TRACKING THE EARLY DEVELOPMENT AND FUNCTIONAL DIVERSITY OF THE ZEBRAFISH LOCUS COERULEUS AND NORADRENERGIC SYSTEM

The locus coeruleus (LC) is a small, yet powerful brainstem nucleus that is highly conserved across vertebrate species. As the primary source of norepinephrine (NE) to the brain, the LC-NE system has been historically recognised as a global modulator of arousal, attention and overall brain states. Recent developments suggest that the LC is not a uniform structure but instead consists of heterogeneous subpopulations that drive its broad neuromodulatory effects. However, the mechanisms that drive LC-NE system heterogeneity remain poorly understood.
Here, we used larval zebrafish as a genetically accessible vertebrate model to characterise the structural and functional maturation of the LC-NE system in vivo.
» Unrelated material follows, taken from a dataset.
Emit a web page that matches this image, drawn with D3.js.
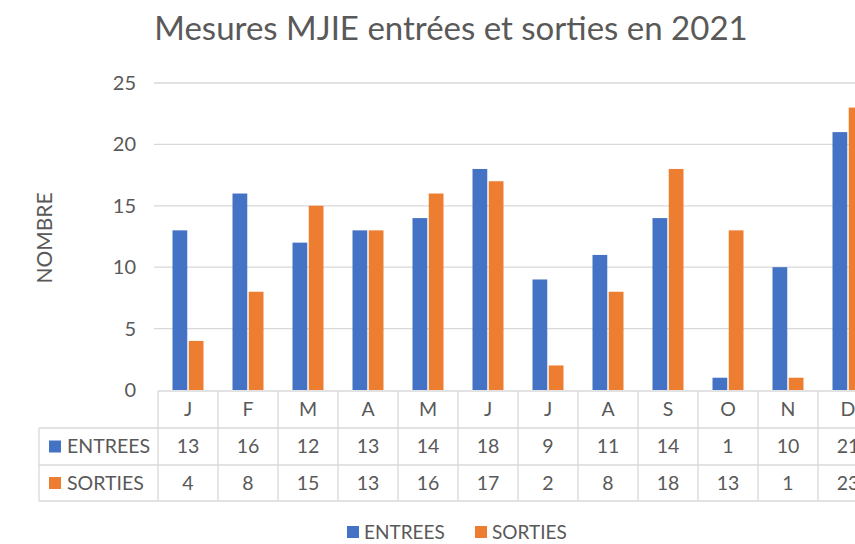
<!DOCTYPE html>
<html>
<head>
<meta charset="utf-8">
<script src="https://cdn.jsdelivr.net/npm/d3@7"></script>
<style>
  body { margin: 0; background: #fff; }
  svg text { font-family: Lato, "Open Sans", sans-serif; fill: #595959; }
</style>
</head>
<body>
<svg id="chart" width="855" height="544"></svg>
<script>
const months = ["J", "F", "M", "A", "M", "J", "J", "A", "S", "O", "N", "D"]
const entrees = [13, 16, 12, 13, 14, 18, 9, 11, 14, 1, 10, 21]
const sorties = [4, 8, 15, 13, 16, 17, 2, 8, 18, 13, 1, 23]
const seriesNames = ["ENTREES", "SORTIES"]
const yTicks = [0, 5, 10, 15, 20, 25]

const blue = "#4472C4", orange = "#ED7D31"
const colours = [blue, orange]
const series = [entrees, sorties]

const svg = d3.select("#chart")

// plot area runs past the right edge (cropped like the original)
const plotLeft = 158, plotRight = 878, plotTop = 83, plotBottom = 390
const fs = 19.5

const x = d3.scaleBand()
  .domain(d3.range(months.length))
  .range([plotLeft, plotRight])

const inner = d3.scaleBand()
  .domain([0, 1])
  .range([14.5, 45.5])
  .paddingInner(0.09)

const y = d3.scaleLinear()
  .domain([0, 25])
  .range([plotBottom, plotTop])

// gridlines
svg.append("g")
  .selectAll("line")
  .data(yTicks.slice(1))
  .join("line")
  .attr("x1", plotLeft - 4)
  .attr("x2", plotRight)
  .attr("y1", d => y(d))
  .attr("y2", d => y(d))
  .attr("stroke", "#d9d9d9")
  .attr("stroke-width", 1.3)

// y tick labels
svg.append("g")
  .selectAll("text")
  .data(yTicks)
  .join("text")
  .attr("x", 136)
  .attr("y", d => y(d))
  .attr("dy", "0.35em")
  .attr("text-anchor", "end")
  .attr("font-size", 20)
  .text(d => d)

// y axis title
svg.append("text")
  .attr("transform", "translate(52,238) rotate(-90)")
  .attr("text-anchor", "middle")
  .attr("font-size", 21)
  .text("NOMBRE")

// bars
series.forEach((values, si) => {
  svg.append("g")
    .selectAll("rect")
    .data(values)
    .join("rect")
    .attr("x", (d, i) => x(i) + inner(si))
    .attr("y", d => y(d))
    .attr("width", inner.bandwidth())
    .attr("height", d => y(0) - y(d))
    .attr("fill", colours[si])
})

// data table under the chart
const rowTop = [plotBottom + 1, 428, 465, 501]
const tableLeft = 39
const grid = svg.append("g")
  .attr("stroke", "#d9d9d9")
  .attr("stroke-width", 1.3)

grid.append("line")
  .attr("x1", plotLeft).attr("x2", plotRight)
  .attr("y1", rowTop[0]).attr("y2", rowTop[0])
rowTop.slice(1).forEach(ry => {
  grid.append("line")
    .attr("x1", tableLeft).attr("x2", plotRight)
    .attr("y1", ry).attr("y2", ry)
})
grid.append("line")
  .attr("x1", tableLeft).attr("x2", tableLeft)
  .attr("y1", rowTop[1]).attr("y2", rowTop[3])
grid.selectAll("line.col")
  .data(d3.range(months.length + 1))
  .join("line")
  .attr("class", "col")
  .attr("x1", i => plotLeft + i * x.step())
  .attr("x2", i => plotLeft + i * x.step())
  .attr("y1", rowTop[0])
  .attr("y2", rowTop[3])

// month labels
svg.append("g")
  .selectAll("text")
  .data(months)
  .join("text")
  .attr("x", (d, i) => x(i) + x.bandwidth() / 2)
  .attr("y", (rowTop[0] + rowTop[1]) / 2)
  .attr("dy", "0.35em")
  .attr("text-anchor", "middle")
  .attr("font-size", fs)
  .text(d => d)

// value rows
series.forEach((values, si) => {
  const cy = (rowTop[si + 1] + rowTop[si + 2]) / 2
  const row = svg.append("g")
  row.append("rect")
    .attr("x", 49).attr("y", cy - 6)
    .attr("width", 12).attr("height", 12)
    .attr("fill", colours[si])
  row.append("text")
    .attr("x", 67).attr("y", cy)
    .attr("dy", "0.35em")
    .attr("font-size", fs)
    .text(seriesNames[si])
  row.selectAll("text.v")
    .data(values)
    .join("text")
    .attr("class", "v")
    .attr("x", (d, i) => x(i) + x.bandwidth() / 2)
    .attr("y", cy)
    .attr("dy", "0.35em")
    .attr("text-anchor", "middle")
    .attr("font-size", fs)
    .text(d => d)
})

// legend
const legend = svg.append("g")
const legendX = [347, 475]
seriesNames.forEach((name, si) => {
  legend.append("rect")
    .attr("x", legendX[si]).attr("y", 526)
    .attr("width", 12).attr("height", 12)
    .attr("fill", colours[si])
  legend.append("text")
    .attr("x", legendX[si] + 17).attr("y", 532)
    .attr("dy", "0.35em")
    .attr("font-size", 19)
    .text(name)
})

// title
svg.append("text")
  .attr("x", 451)
  .attr("y", 40)
  .attr("text-anchor", "middle")
  .attr("font-size", 33)
  .text("Mesures MJIE entrées et sorties en 2021")
</script>
</body>
</html>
Using Tg(dbh:mScarlet) and confocal imaging, we quantified the development of the LC neuron number across early development and found rapid expansion from ~2 days post-fertilisation (dpf), reaching a more stable population from ~6dpf. This developmental stabilisation timepoint then guided subsequent functional imaging studies.
Using Tg(dbh:Gal4;UAS:GCaMP7c) and selective plane illumination microscopy, we recorded spontaneous calcium activity from the LC-NE population at this structurally mature stage. Unsupervised clustering of calcium activity revealed that spontaneous LC-NE activity can be organised into up to four spatially distinct functional clusters.
Together, these findings suggest that the LC-NE system rapidly reaches structural maturity quickly and exhibits functional specialisation by early larval stages. Future work will examine the contexts that drive these functional clusters, such as discrete neuromodulatory states, transitions in global brain state, or encoding of sensory information.